— BEGIN —
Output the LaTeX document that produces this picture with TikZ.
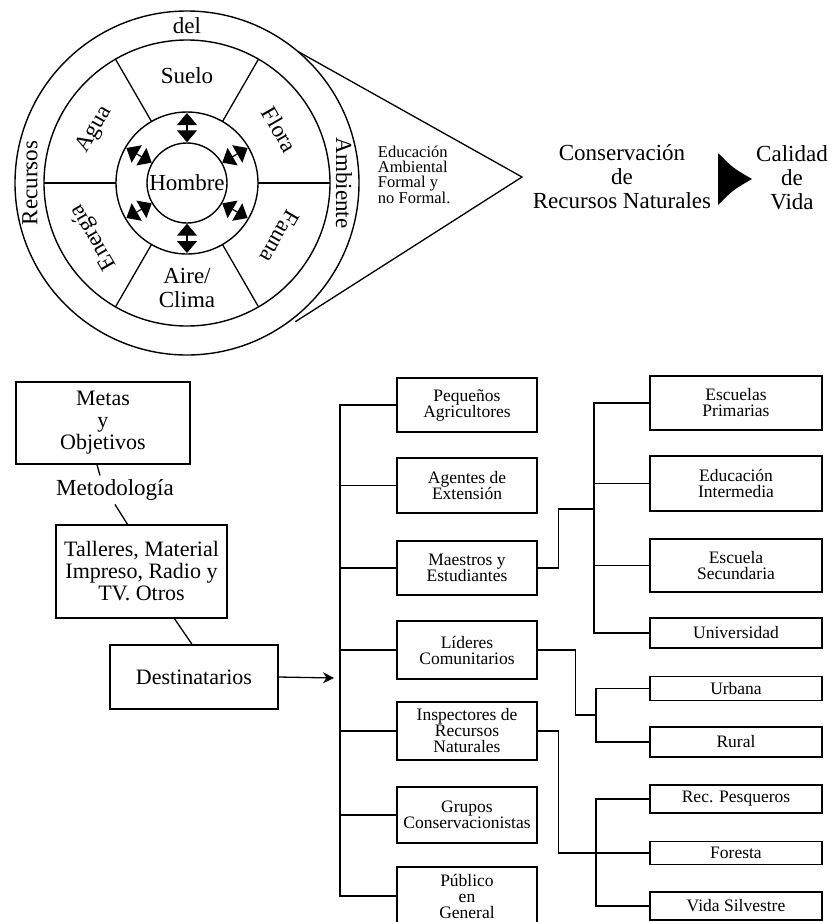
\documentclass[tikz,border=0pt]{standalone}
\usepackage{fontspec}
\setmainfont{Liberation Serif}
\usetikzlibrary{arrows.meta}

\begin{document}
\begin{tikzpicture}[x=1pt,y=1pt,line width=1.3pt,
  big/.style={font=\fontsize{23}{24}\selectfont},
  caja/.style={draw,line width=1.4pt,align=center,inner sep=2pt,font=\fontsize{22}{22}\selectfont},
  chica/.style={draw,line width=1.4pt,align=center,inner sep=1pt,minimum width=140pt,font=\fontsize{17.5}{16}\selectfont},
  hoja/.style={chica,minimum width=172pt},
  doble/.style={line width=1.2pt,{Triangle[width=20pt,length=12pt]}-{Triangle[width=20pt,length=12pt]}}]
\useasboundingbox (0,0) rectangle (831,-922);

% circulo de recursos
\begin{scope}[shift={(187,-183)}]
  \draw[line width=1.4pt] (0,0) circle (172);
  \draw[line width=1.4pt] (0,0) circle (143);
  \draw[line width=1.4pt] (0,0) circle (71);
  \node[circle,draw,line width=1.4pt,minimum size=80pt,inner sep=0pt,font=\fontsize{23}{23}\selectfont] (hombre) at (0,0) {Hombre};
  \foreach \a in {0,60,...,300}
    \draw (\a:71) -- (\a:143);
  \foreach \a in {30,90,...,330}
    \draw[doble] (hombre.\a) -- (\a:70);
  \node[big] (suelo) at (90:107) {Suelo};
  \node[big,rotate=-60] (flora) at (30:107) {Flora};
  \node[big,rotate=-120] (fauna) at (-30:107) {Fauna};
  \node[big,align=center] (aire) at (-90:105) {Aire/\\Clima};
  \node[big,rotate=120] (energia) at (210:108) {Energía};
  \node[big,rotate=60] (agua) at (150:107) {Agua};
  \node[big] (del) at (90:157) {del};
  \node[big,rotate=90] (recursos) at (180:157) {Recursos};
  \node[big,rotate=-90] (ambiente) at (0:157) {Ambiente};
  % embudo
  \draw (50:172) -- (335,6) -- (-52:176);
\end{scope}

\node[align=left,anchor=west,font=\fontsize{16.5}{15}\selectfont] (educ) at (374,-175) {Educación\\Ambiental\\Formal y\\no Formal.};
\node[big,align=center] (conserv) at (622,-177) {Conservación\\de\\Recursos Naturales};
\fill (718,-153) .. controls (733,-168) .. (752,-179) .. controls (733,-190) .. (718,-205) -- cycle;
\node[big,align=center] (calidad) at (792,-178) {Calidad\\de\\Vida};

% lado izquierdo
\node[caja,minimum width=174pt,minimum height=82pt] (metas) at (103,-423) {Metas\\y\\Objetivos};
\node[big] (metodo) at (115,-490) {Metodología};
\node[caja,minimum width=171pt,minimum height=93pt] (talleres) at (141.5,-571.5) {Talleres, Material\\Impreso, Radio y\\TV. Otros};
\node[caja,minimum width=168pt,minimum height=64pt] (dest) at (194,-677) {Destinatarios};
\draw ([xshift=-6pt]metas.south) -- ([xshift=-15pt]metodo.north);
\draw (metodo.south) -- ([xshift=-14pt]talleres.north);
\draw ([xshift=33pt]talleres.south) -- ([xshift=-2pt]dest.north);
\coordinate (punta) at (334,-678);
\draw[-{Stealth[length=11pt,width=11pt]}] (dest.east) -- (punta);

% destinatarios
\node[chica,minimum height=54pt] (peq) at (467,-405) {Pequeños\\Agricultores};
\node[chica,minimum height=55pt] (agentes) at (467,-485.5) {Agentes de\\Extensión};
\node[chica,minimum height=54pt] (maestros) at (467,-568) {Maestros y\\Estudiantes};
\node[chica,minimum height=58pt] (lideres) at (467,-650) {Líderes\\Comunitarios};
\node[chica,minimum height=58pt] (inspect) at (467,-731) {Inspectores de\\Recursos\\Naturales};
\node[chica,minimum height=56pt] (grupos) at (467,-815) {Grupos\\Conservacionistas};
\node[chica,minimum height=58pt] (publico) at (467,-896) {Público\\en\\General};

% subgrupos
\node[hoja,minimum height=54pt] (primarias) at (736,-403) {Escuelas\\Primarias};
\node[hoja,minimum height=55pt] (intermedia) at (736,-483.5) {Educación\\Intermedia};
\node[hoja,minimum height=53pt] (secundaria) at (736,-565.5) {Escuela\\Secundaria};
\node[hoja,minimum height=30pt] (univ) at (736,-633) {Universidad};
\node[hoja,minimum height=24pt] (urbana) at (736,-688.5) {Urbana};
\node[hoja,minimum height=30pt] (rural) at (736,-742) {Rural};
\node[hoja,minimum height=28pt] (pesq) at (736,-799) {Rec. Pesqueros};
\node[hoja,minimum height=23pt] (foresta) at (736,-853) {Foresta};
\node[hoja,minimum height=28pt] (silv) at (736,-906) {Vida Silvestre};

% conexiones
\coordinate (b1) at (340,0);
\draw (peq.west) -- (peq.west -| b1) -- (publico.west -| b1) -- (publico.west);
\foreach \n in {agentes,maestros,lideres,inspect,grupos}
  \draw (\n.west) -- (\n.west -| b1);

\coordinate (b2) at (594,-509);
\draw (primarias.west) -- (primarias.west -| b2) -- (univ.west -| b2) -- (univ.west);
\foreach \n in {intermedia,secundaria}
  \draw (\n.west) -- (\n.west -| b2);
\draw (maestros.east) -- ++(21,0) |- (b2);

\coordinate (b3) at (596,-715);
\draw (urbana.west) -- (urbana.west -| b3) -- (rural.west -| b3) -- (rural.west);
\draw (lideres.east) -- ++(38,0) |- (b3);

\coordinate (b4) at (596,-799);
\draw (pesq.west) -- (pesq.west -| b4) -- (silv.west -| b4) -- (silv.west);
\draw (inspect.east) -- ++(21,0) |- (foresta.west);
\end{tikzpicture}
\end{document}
— END —
- GIVEN INSTRUCTION -
Omit the pictures and output all of the other material exactly.

- REPLY TO THE TASK -
Output the LaTeX document that produces this picture with TikZ.
\documentclass[tikz,border=0pt]{standalone}
\usepackage{fontspec}
\setmainfont{Liberation Serif}
\usetikzlibrary{arrows.meta}

\begin{document}
\begin{tikzpicture}[x=1pt,y=1pt,line width=1.3pt,
  big/.style={font=\fontsize{23}{24}\selectfont},
  caja/.style={draw,line width=1.4pt,align=center,inner sep=2pt,font=\fontsize{22}{22}\selectfont},
  chica/.style={draw,line width=1.4pt,align=center,inner sep=1pt,minimum width=140pt,font=\fontsize{17.5}{16}\selectfont},
  hoja/.style={chica,minimum width=172pt},
  doble/.style={line width=1.2pt,{Triangle[width=20pt,length=12pt]}-{Triangle[width=20pt,length=12pt]}}]
\useasboundingbox (0,0) rectangle (831,-922);

% circulo de recursos
\begin{scope}[shift={(187,-183)}]
  \draw[line width=1.4pt] (0,0) circle (172);
  \draw[line width=1.4pt] (0,0) circle (143);
  \draw[line width=1.4pt] (0,0) circle (71);
  \node[circle,draw,line width=1.4pt,minimum size=80pt,inner sep=0pt,font=\fontsize{23}{23}\selectfont] (hombre) at (0,0) {Hombre};
  \foreach \a in {0,60,...,300}
    \draw (\a:71) -- (\a:143);
  \foreach \a in {30,90,...,330}
    \draw[doble] (hombre.\a) -- (\a:70);
  \node[big] (suelo) at (90:107) {Suelo};
  \node[big,rotate=-60] (flora) at (30:107) {Flora};
  \node[big,rotate=-120] (fauna) at (-30:107) {Fauna};
  \node[big,align=center] (aire) at (-90:105) {Aire/\\Clima};
  \node[big,rotate=120] (energia) at (210:108) {Energía};
  \node[big,rotate=60] (agua) at (150:107) {Agua};
  \node[big] (del) at (90:157) {del};
  \node[big,rotate=90] (recursos) at (180:157) {Recursos};
  \node[big,rotate=-90] (ambiente) at (0:157) {Ambiente};
  % embudo
  \draw (50:172) -- (335,6) -- (-52:176);
\end{scope}

\node[align=left,anchor=west,font=\fontsize{16.5}{15}\selectfont] (educ) at (374,-175) {Educación\\Ambiental\\Formal y\\no Formal.};
\node[big,align=center] (conserv) at (622,-177) {Conservación\\de\\Recursos Naturales};
\fill (718,-153) .. controls (733,-168) .. (752,-179) .. controls (733,-190) .. (718,-205) -- cycle;
\node[big,align=center] (calidad) at (792,-178) {Calidad\\de\\Vida};

% lado izquierdo
\node[caja,minimum width=174pt,minimum height=82pt] (metas) at (103,-423) {Metas\\y\\Objetivos};
\node[big] (metodo) at (115,-490) {Metodología};
\node[caja,minimum width=171pt,minimum height=93pt] (talleres) at (141.5,-571.5) {Talleres, Material\\Impreso, Radio y\\TV. Otros};
\node[caja,minimum width=168pt,minimum height=64pt] (dest) at (194,-677) {Destinatarios};
\draw ([xshift=-6pt]metas.south) -- ([xshift=-15pt]metodo.north);
\draw (metodo.south) -- ([xshift=-14pt]talleres.north);
\draw ([xshift=33pt]talleres.south) -- ([xshift=-2pt]dest.north);
\coordinate (punta) at (334,-678);
\draw[-{Stealth[length=11pt,width=11pt]}] (dest.east) -- (punta);

% destinatarios
\node[chica,minimum height=54pt] (peq) at (467,-405) {Pequeños\\Agricultores};
\node[chica,minimum height=55pt] (agentes) at (467,-485.5) {Agentes de\\Extensión};
\node[chica,minimum height=54pt] (maestros) at (467,-568) {Maestros y\\Estudiantes};
\node[chica,minimum height=58pt] (lideres) at (467,-650) {Líderes\\Comunitarios};
\node[chica,minimum height=58pt] (inspect) at (467,-731) {Inspectores de\\Recursos\\Naturales};
\node[chica,minimum height=56pt] (grupos) at (467,-815) {Grupos\\Conservacionistas};
\node[chica,minimum height=58pt] (publico) at (467,-896) {Público\\en\\General};

% subgrupos
\node[hoja,minimum height=54pt] (primarias) at (736,-403) {Escuelas\\Primarias};
\node[hoja,minimum height=55pt] (intermedia) at (736,-483.5) {Educación\\Intermedia};
\node[hoja,minimum height=53pt] (secundaria) at (736,-565.5) {Escuela\\Secundaria};
\node[hoja,minimum height=30pt] (univ) at (736,-633) {Universidad};
\node[hoja,minimum height=24pt] (urbana) at (736,-688.5) {Urbana};
\node[hoja,minimum height=30pt] (rural) at (736,-742) {Rural};
\node[hoja,minimum height=28pt] (pesq) at (736,-799) {Rec. Pesqueros};
\node[hoja,minimum height=23pt] (foresta) at (736,-853) {Foresta};
\node[hoja,minimum height=28pt] (silv) at (736,-906) {Vida Silvestre};

% conexiones
\coordinate (b1) at (340,0);
\draw (peq.west) -- (peq.west -| b1) -- (publico.west -| b1) -- (publico.west);
\foreach \n in {agentes,maestros,lideres,inspect,grupos}
  \draw (\n.west) -- (\n.west -| b1);

\coordinate (b2) at (594,-509);
\draw (primarias.west) -- (primarias.west -| b2) -- (univ.west -| b2) -- (univ.west);
\foreach \n in {intermedia,secundaria}
  \draw (\n.west) -- (\n.west -| b2);
\draw (maestros.east) -- ++(21,0) |- (b2);

\coordinate (b3) at (596,-715);
\draw (urbana.west) -- (urbana.west -| b3) -- (rural.west -| b3) -- (rural.west);
\draw (lideres.east) -- ++(38,0) |- (b3);

\coordinate (b4) at (596,-799);
\draw (pesq.west) -- (pesq.west -| b4) -- (silv.west -| b4) -- (silv.west);
\draw (inspect.east) -- ++(21,0) |- (foresta.west);
\end{tikzpicture}
\end{document}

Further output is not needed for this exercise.